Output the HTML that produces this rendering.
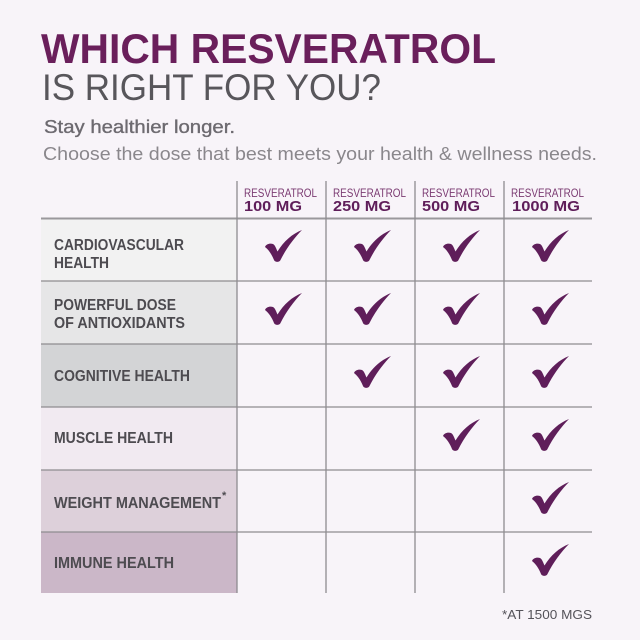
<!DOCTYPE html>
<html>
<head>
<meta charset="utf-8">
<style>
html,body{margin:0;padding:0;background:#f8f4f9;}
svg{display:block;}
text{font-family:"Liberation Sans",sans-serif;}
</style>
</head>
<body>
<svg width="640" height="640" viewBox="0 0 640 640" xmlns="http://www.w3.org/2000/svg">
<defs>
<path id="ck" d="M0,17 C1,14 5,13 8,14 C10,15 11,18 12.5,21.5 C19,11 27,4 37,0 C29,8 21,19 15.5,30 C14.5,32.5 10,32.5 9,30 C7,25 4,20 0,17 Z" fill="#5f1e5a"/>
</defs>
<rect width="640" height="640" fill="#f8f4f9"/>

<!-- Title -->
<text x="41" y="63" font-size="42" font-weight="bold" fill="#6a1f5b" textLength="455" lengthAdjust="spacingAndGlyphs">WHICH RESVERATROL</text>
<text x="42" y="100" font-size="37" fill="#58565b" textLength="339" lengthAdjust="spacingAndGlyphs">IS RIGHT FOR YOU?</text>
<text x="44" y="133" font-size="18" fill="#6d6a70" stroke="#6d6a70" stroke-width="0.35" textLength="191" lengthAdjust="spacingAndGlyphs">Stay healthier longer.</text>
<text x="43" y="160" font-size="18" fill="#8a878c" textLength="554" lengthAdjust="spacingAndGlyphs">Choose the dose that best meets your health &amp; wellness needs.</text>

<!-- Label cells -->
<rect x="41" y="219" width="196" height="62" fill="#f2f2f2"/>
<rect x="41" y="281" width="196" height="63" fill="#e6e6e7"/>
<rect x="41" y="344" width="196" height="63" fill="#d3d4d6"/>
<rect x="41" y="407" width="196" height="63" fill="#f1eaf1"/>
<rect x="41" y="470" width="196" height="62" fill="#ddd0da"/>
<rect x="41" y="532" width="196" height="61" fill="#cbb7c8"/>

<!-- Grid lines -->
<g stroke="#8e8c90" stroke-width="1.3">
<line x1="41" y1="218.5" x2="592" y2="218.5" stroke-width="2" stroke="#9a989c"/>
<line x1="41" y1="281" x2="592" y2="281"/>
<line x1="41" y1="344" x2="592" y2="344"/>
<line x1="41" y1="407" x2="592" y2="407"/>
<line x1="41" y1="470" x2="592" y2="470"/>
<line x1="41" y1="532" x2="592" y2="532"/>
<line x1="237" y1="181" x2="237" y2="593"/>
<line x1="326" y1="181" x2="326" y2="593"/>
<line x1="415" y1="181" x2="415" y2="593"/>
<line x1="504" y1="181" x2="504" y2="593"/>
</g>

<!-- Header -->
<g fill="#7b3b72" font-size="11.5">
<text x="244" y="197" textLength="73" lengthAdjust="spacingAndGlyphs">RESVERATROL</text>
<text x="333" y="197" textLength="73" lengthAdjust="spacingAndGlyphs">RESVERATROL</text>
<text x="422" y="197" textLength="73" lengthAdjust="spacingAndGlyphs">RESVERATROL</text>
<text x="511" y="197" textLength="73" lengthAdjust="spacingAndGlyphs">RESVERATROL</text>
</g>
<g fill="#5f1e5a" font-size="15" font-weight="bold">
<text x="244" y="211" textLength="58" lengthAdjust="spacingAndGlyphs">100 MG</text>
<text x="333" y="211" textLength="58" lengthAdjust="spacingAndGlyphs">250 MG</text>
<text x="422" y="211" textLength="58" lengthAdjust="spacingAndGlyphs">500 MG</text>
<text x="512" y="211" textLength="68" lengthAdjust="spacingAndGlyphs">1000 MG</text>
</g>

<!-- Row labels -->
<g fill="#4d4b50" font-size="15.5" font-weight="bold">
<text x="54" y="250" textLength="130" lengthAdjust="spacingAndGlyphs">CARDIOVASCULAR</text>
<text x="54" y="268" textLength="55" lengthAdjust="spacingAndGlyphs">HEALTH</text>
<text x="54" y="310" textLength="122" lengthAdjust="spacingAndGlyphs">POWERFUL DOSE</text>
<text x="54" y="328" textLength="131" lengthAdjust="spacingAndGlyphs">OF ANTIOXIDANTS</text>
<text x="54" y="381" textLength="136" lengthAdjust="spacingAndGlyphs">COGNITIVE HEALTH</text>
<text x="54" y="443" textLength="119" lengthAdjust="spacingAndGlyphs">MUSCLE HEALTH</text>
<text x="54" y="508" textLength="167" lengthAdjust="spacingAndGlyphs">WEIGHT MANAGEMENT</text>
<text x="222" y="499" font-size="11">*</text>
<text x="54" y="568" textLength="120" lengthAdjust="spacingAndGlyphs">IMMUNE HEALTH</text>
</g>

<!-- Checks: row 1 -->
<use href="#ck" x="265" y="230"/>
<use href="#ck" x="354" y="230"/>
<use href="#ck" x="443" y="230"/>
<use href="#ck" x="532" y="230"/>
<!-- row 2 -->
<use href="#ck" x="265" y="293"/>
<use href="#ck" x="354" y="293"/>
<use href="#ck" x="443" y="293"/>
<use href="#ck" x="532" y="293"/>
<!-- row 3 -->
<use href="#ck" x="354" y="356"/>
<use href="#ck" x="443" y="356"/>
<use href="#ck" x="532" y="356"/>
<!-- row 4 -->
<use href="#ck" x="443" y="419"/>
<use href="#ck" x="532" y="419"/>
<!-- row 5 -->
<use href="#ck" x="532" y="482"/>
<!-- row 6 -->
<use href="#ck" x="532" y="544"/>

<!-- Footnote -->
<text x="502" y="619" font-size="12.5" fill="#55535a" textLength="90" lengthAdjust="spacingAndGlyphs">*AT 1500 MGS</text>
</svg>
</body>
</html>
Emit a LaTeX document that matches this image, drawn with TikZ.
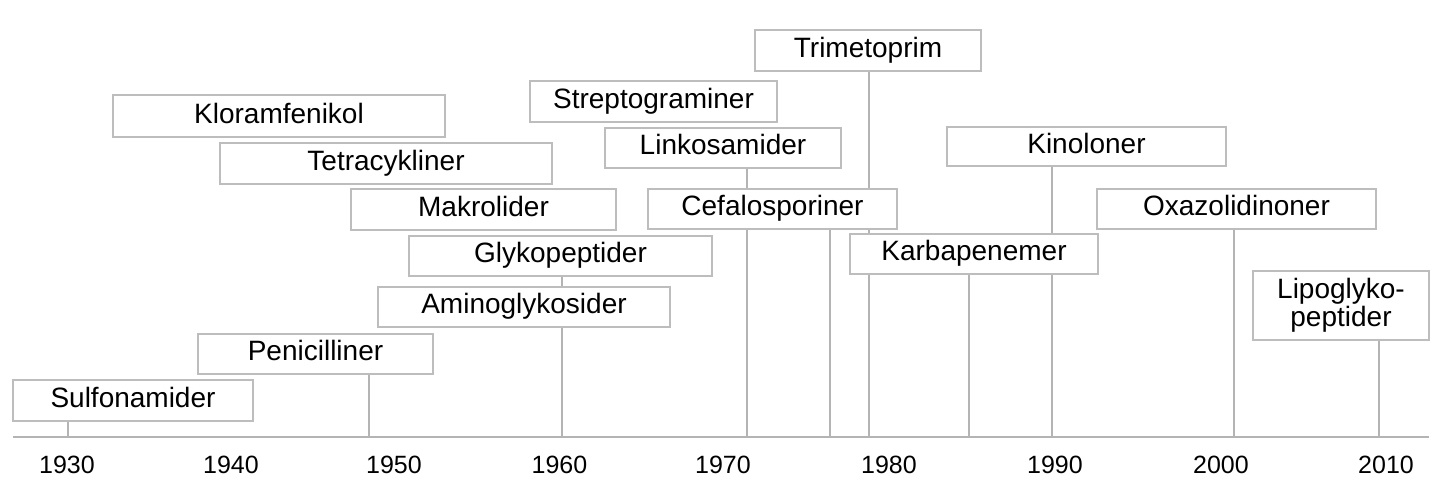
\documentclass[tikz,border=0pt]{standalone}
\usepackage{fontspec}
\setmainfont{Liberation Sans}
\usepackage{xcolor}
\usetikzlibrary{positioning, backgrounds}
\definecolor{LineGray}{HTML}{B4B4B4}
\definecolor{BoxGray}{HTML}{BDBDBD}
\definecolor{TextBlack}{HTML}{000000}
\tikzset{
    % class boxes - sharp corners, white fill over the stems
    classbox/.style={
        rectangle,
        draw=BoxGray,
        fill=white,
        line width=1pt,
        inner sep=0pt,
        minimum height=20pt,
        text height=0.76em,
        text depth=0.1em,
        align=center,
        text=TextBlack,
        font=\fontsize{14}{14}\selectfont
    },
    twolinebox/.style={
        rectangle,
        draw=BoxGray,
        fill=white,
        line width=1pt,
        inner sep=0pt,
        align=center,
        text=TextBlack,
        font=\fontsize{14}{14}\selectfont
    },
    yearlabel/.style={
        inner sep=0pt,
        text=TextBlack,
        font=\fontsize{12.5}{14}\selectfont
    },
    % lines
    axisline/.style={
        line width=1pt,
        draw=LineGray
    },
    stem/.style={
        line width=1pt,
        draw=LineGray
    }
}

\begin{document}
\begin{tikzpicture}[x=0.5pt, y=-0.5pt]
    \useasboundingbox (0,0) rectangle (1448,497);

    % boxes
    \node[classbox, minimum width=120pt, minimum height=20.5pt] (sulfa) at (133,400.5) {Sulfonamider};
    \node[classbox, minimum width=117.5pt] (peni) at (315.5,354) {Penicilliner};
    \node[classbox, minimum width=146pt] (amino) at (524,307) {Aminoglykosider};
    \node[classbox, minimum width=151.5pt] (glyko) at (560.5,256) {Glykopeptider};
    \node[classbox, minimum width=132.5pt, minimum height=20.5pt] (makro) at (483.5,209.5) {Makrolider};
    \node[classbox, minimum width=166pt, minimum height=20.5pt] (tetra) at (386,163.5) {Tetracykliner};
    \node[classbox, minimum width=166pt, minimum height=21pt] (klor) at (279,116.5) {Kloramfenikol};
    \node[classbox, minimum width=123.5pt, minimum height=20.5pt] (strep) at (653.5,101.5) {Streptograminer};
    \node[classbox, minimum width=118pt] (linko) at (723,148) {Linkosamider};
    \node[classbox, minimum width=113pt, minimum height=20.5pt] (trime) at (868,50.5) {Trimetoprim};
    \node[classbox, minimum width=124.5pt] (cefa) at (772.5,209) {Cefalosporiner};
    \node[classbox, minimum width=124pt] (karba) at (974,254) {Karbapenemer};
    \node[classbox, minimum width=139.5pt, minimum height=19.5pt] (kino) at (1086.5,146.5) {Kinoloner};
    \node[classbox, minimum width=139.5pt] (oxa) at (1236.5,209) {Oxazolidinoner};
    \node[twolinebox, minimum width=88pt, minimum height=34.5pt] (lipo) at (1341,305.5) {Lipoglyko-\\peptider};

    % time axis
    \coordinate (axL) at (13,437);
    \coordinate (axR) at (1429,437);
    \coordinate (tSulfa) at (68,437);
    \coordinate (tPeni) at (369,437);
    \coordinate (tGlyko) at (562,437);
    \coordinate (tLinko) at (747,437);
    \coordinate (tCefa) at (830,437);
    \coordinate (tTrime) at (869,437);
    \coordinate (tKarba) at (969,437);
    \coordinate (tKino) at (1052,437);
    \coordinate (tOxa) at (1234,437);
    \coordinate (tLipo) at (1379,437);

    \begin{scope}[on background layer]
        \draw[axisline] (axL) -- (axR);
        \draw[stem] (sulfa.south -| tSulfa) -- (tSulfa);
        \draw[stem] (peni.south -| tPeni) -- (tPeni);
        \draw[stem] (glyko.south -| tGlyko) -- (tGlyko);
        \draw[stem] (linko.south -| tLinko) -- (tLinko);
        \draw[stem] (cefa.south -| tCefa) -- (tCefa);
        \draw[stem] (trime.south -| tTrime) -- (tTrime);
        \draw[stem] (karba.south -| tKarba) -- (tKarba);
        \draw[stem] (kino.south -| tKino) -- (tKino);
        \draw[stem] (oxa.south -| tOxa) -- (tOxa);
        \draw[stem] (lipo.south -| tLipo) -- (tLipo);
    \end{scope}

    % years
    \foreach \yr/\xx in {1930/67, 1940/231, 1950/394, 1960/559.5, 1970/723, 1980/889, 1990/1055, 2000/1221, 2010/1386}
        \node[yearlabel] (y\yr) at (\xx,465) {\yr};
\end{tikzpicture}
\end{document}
──────────
Pictures excluded, give again exactly and only the lines of the material above from the line with "Emit a LaTeX" through the line with "(0,0) rectangle (1448,497);".

Emit a LaTeX document that matches this image, drawn with TikZ.
\documentclass[tikz,border=0pt]{standalone}
\usepackage{fontspec}
\setmainfont{Liberation Sans}
\usepackage{xcolor}
\usetikzlibrary{positioning, backgrounds}
\definecolor{LineGray}{HTML}{B4B4B4}
\definecolor{BoxGray}{HTML}{BDBDBD}
\definecolor{TextBlack}{HTML}{000000}
\tikzset{
    % class boxes - sharp corners, white fill over the stems
    classbox/.style={
        rectangle,
        draw=BoxGray,
        fill=white,
        line width=1pt,
        inner sep=0pt,
        minimum height=20pt,
        text height=0.76em,
        text depth=0.1em,
        align=center,
        text=TextBlack,
        font=\fontsize{14}{14}\selectfont
    },
    twolinebox/.style={
        rectangle,
        draw=BoxGray,
        fill=white,
        line width=1pt,
        inner sep=0pt,
        align=center,
        text=TextBlack,
        font=\fontsize{14}{14}\selectfont
    },
    yearlabel/.style={
        inner sep=0pt,
        text=TextBlack,
        font=\fontsize{12.5}{14}\selectfont
    },
    % lines
    axisline/.style={
        line width=1pt,
        draw=LineGray
    },
    stem/.style={
        line width=1pt,
        draw=LineGray
    }
}

\begin{document}
\begin{tikzpicture}[x=0.5pt, y=-0.5pt]
    \useasboundingbox (0,0) rectangle (1448,497);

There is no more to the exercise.